In fact, only three cases delved on the subject of equivalents
vis-a-vis patent infringement. Surprisingly, the earliest
mention of the doctrine was in Carlos Gsell v. Valeriano Veloso
Yap-Jue (G.R. No. 4720, January 19, 1909) where there was no
substantial discourse on the matter but merely a token reference
to an American case.
In Pascual Godines v. Court of Appeals, et al. (G.R. No. 97343,
September 13, 1993), the Supreme Court relied on the doctrine of
equivalents when it found patent infringement against an
individual for manufacturing and selling "power tillers" in
substantially the same mold as that of a patented model. In
Pascual Godines, the doctrine as conceived and defined in
American jurisprudence, was re-stated, thus:
Recognizing that the logical fallback position of one in the
place of defendant is to aver that his product is different from
the patented one, courts have adopted the doctrine of
equivalents which recognizes that minor modifications in a
patented invention are sufficient to put the item beyond the
scope of literal infringement. Thus, according to this doctrine,
"(a)n infringement also occurs when a device appropriates a
prior invention by incorporating its innovative concept and,
albeit with some modification and change, performs substantially
the same function in substantially the same way to achieve
substantially the same result." The reason for the doctrine of
equivalents is that to permit the imitation of a patented
invention which does not copy any literal detail would be to
convert the protection of the patent grant into a hollow and
useless thing. Such imitation would leave room for - indeed
encourage - the unscrupulous copyist to make unimportant and
insubstantial changes and substitutions in the patent which,
though adding nothing, would be enough to take the copied matter
outside the claim, and hence outside the reach of the law.
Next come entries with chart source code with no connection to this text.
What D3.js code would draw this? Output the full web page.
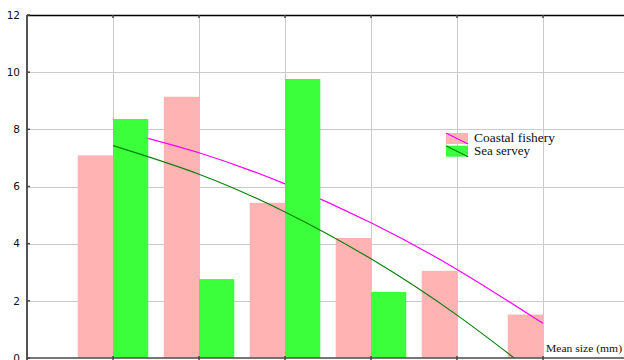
<!DOCTYPE html>
<html><head><meta charset="utf-8">
<script src="https://cdn.jsdelivr.net/npm/d3@7"></script>
<style>html,body{margin:0;padding:0;background:#fff;overflow:hidden}</style>
</head><body>
<svg id="c" width="624" height="360"></svg>
<script>
const categories = [1, 2, 3, 4, 5, 6];
const coastalBars = [7.09, 9.14, 5.43, 4.20, 3.05, 1.52];
const seaBars = [8.36, 2.76, 9.76, 2.31, 0, 0];
const coastalTrend = [8.00, 7.18, 6.09, 4.73, 3.10, 1.21];
const seaTrend = [7.43, 6.43, 5.11, 3.47, 1.50, -0.78];
const yTicks = [0, 2, 4, 6, 8, 10, 12];
const seriesNames = ["Coastal fishery", "Sea servey"];
const xLabel = "Mean size (mm)";

const svg = d3.select("#c");
const x = d3.scaleLinear().domain([0, 7]).range([27, 629]);
const y = d3.scaleLinear().domain([0, 12]).range([358, 15]);
const bw = x(0.41) - x(0);

svg.append("defs").append("clipPath").attr("id", "clip")
  .append("rect").attr("x", 27).attr("y", 15).attr("width", 602).attr("height", 343);

// gridlines
const grid = svg.append("g").attr("stroke", "#cacaca").attr("stroke-width", 1);
yTicks.slice(1, -1).forEach(t => grid.append("line")
  .attr("x1", x(0)).attr("x2", x(7)).attr("y1", Math.round(y(t)) + 0.5).attr("y2", Math.round(y(t)) + 0.5));
categories.forEach(c => grid.append("line")
  .attr("x1", Math.round(x(c)) + 0.5).attr("x2", Math.round(x(c)) + 0.5).attr("y1", y(12)).attr("y2", y(0)));

const plot = svg.append("g").attr("clip-path", "url(#clip)");
// coastal bars
plot.selectAll(".pb").data(categories).enter().append("rect")
  .attr("x", (d) => x(d) - bw).attr("width", bw)
  .attr("y", (d, i) => y(coastalBars[i])).attr("height", (d, i) => y(0) - y(coastalBars[i]))
  .attr("fill", "#ffb3b3");

const line = d3.line().x(d => x(d[0])).y(d => y(d[1])).curve(d3.curveNatural);
plot.append("path").datum(categories.map((c, i) => [c, coastalTrend[i]]))
  .attr("d", line).attr("fill", "none").attr("stroke", "#ff00ff").attr("stroke-width", 1.2);

// sea bars
plot.selectAll(".gb").data(categories).enter().append("rect")
  .attr("x", (d) => x(d)).attr("width", bw)
  .attr("y", (d, i) => y(seaBars[i])).attr("height", (d, i) => y(0) - y(seaBars[i]))
  .attr("fill", "#3cff3c");

plot.append("path").datum(categories.map((c, i) => [c, seaTrend[i]]))
  .attr("d", line).attr("fill", "none").attr("stroke", "#0a800a").attr("stroke-width", 1.2);

// axes
svg.append("line").attr("x1", x(0)).attr("x2", 624).attr("y1", 15.5).attr("y2", 15.5)
  .attr("stroke", "#000").attr("stroke-width", 1.3);
svg.append("line").attr("x1", x(0)).attr("x2", 624).attr("y1", y(0)).attr("y2", y(0))
  .attr("stroke", "#555", ).attr("stroke-width", 2).attr("opacity", 0.8);
svg.append("line").attr("x1", 27).attr("x2", 27).attr("y1", 15).attr("y2", 360)
  .attr("stroke", "#555").attr("stroke-width", 2);

const ticks = svg.append("g").attr("stroke", "#444").attr("stroke-width", 1.5);
yTicks.forEach(t => ticks.append("line").attr("x1", 27).attr("x2", 30).attr("y1", y(t)).attr("y2", y(t)));
categories.forEach(c => {
  ticks.append("line").attr("x1", x(c)).attr("x2", x(c)).attr("y1", 15).attr("y2", 18);
  ticks.append("line").attr("x1", x(c)).attr("x2", x(c)).attr("y1", y(0) - 2).attr("y2", y(0) + 2);
});

svg.append("g").selectAll("text").data(yTicks).enter().append("text")
  .attr("x", 20).attr("y", d => y(d)).attr("dy", "0.36em")
  .attr("text-anchor", "end").attr("font-family", "DejaVu Sans").attr("font-size", 10.5)
  .attr("fill", "#111").text(d => d);

svg.append("text").attr("x", 546).attr("y", 352).attr("font-family", "Liberation Serif")
  .attr("font-size", 11).attr("fill", "#111").attr("textLength", 76).attr("lengthAdjust", "spacingAndGlyphs").text(xLabel);

// legend
const lg = svg.append("g");
const lcol = [["#ffb3b3", "#ff00ff"], ["#3cff3c", "#0a800a"]];
const lenT = [81, 56];
seriesNames.forEach((n, i) => {
  const yy = 133 + i * 12.7;
  lg.append("rect").attr("x", 446).attr("y", yy).attr("width", 22).attr("height", 11).attr("fill", lcol[i][0]);
  lg.append("line").attr("x1", 446).attr("y1", yy).attr("x2", 468).attr("y2", yy + 11)
    .attr("stroke", lcol[i][1]).attr("stroke-width", 1.1);
  lg.append("text").attr("x", 474).attr("y", yy + 9.3).attr("font-family", "Liberation Serif")
    .attr("font-size", 12).attr("fill", "#111").attr("textLength", lenT[i])
    .attr("lengthAdjust", "spacingAndGlyphs").text(n);
});
</script>
</body></html>
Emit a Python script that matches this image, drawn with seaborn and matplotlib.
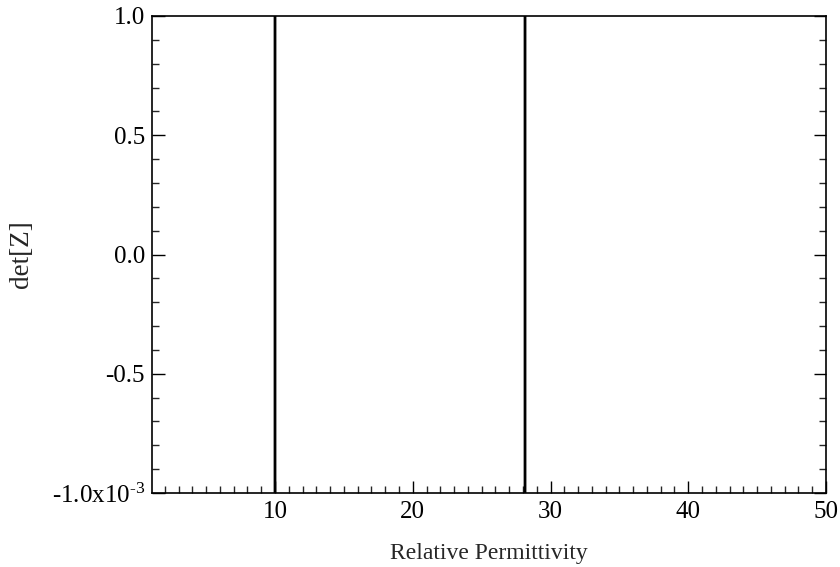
import numpy as np
import pandas as pd
import matplotlib
matplotlib.use("Agg")
import matplotlib.pyplot as plt
import seaborn as sns
from matplotlib.ticker import MultipleLocator, FixedLocator

# det[Z] sampled around its two zero crossings (values in units of 1e-3; very steep)
perm = [9.995, 10.0, 10.005, 28.145, 28.15, 28.155]
det_z = [-50.0, 0.0, 50.0, 50.0, 0.0, -50.0]
ytick_vals = [-1.0, -0.5, 0.0, 0.5, 1.0]
ytick_labels = ["-1.0x10$^{\\text{-3}}$", "-0.5", "0.0", "0.5", "1.0"]
xtick_vals = [10, 20, 30, 40, 50]

df = pd.DataFrame({"perm": perm, "det": det_z})

sns.set_style("ticks")
plt.rcParams["font.family"] = ["Liberation Serif", "DejaVu Serif"]
plt.rcParams["mathtext.fontset"] = "custom"
plt.rcParams["mathtext.rm"] = "Liberation Serif"
plt.rcParams["mathtext.it"] = "Liberation Serif:italic"

fig = plt.figure(figsize=(8.4, 5.67), dpi=100)
ax = fig.add_axes([152/840, 1 - 493/567, (826-152)/840, (493-16)/567])

sns.lineplot(data=df, x="perm", y="det", ax=ax, color="black", lw=2.0,
             sort=False, estimator=None)

ax.set_xlim(1.07, 50)
ax.set_ylim(-1.0, 1.0)
ax.xaxis.set_major_locator(FixedLocator(xtick_vals))
ax.xaxis.set_minor_locator(MultipleLocator(1))
ax.yaxis.set_major_locator(FixedLocator(ytick_vals))
ax.yaxis.set_minor_locator(MultipleLocator(0.1))
ax.set_yticklabels(ytick_labels)

ax.tick_params(axis="both", which="major", direction="in", length=9, width=1.0,
               labelsize=18, colors="black")
ax.tick_params(axis="x", which="major", pad=6)
ax.tick_params(axis="y", which="major", pad=5)
ax.tick_params(axis="both", which="minor", direction="in", length=5, width=1.0)
ax.tick_params(axis="y", which="both", right=True)
ax.tick_params(axis="x", which="both", top=False)

for s in ax.spines.values():
    s.set_linewidth(1.2)
    s.set_color("black")
    s.set_visible(True)

ax.set_xlabel("Relative Permittivity", fontsize=17, labelpad=14)
ax.set_ylabel("det[Z]", fontsize=19.5)
ax.yaxis.set_label_coords(-(152-34)/674, 0.5)

fig.savefig("out.png", dpi=100)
More recently, in Smith Kline Beckman Corp. v. Court of Appeals,
et al. (G.R. No. 126627, August 14, 2003), the Supreme Court
struck down a patent infringement suit because the petitioner
fell short of substantiating the function-means-and-result
requirement for infringement by equivalents. It nevertheless
reiterated its recognition of the doctrine of equivalents in
Pascual Godines:
The doctrine of equivalents provides that an infringement also
takes place when a device appropriates a prior invention by
incorporating its innovative concept and, although with some
modification and change, performs substantially the same
function in substantially the same way to achieve substantially
the same result.
While the doctrine of equivalents is recognized in Philippine
jurisprudence, the High Court has yet to render an incisive
discussion on the matter. Other than reference to the vast
sources of American case law on the doctrine, Philippine
jurisprudence offers no hint as to the extent of its
applicability. As to how the Supreme Court would eventually
appreciate the scope of prosecution history estoppel, for
instance, remains to be seen. Would the Supreme Court regard
prosecution history estoppel as a complete bar to the
applicability of the doctrine of equivalents? Alternatively,
would the Court provide some leeway for patentees to refute
estoppel?
At present, there may be very few cases dealing with prosecution
history estoppel that are pending with the Intellectual Property
Office. However, until these cases actually reach the Supreme
Court and are resolved with finality, patent infringement
litigants will have to rely exclusively on American authorities
for applicable case law on the matter.